The thing I love most about that New York Times article you linked is that the whole thing is pure soap opera, including the title: “Paths to War, Then and Now, Haunt Obama.”  Nobody gives a rat’s rear end what “haunts” Obama.  This is not a scene in a movie about his super-awesome life.  The opening paragraphs are ridiculous:

“I was not here in the run-up to Iraq in 2003,” he told a group of visitors who met with him in the White House before his televised speech to the nation, according to several people who were in the meeting. “It would have been fascinating to see the momentum and how it builds.”

In his own way, Mr. Obama said, he had seen something similar, a virtual fever rising in Washington, pressuring him to send the armed forces after the Sunni radicals who had swept through Iraq and beheaded American journalists. He had told his staff, he said, not to evaluate their own policy based on external momentum. He would not rush to war. He would be deliberate.

“But I’m aware I pay a political price for that,” he said.

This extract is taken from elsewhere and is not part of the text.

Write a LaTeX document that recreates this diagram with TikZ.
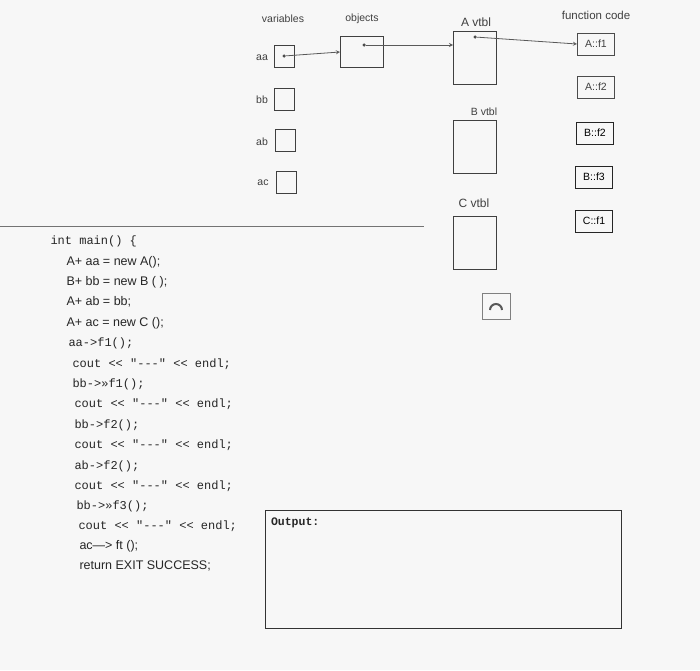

His introspection that afternoon reflected Mr. Obama’s journey from the candidate who wanted to wind down America’s overseas wars to the commander in chief who just resumed and expanded one. For Mr. Obama, that spring of 2003, when President George W. Bush sent troops to topple Saddam Hussein, has framed his own presidency. He has spent nearly six years trying to avoid repeating it.

You know, most of the people who were there in the run-up to Iraq in 2003 are still alive, and would be available to advise this naif on what needs to be done, but his arrogance and blinkered ideology leave him consulting a bunch of left-wing reporters for advice instead of getting in touch with the people who actually know what they’re doing.  Everyone who isn’t an Obama dead-ender has to cringe when they hear him babble about how it would have been fascinating to watch a real White House deal with a crisis.  He’s still talking about all this like it’s an academic exercise, still pushing his party-line bunkum about how Bush “rushed to war” – one of the great enduring lies of American politics, and it’s not comforting to think the people running the show now might actually believe it, because it means they’re not studying what Bush actually did, and why.  

And as that last quoted paragraph makes clear, this is still all about politics and positioning to Obama, not national security, the safety of Americans abroad, or protecting this country’s interests around the world.  His entire strategy is hobbled by his all-consuming fear of saying or doing anything that would validate George Bush and make the loony-left base voters of the Democrat Party angry.  This nation is in peril because of Obama’s political blinders.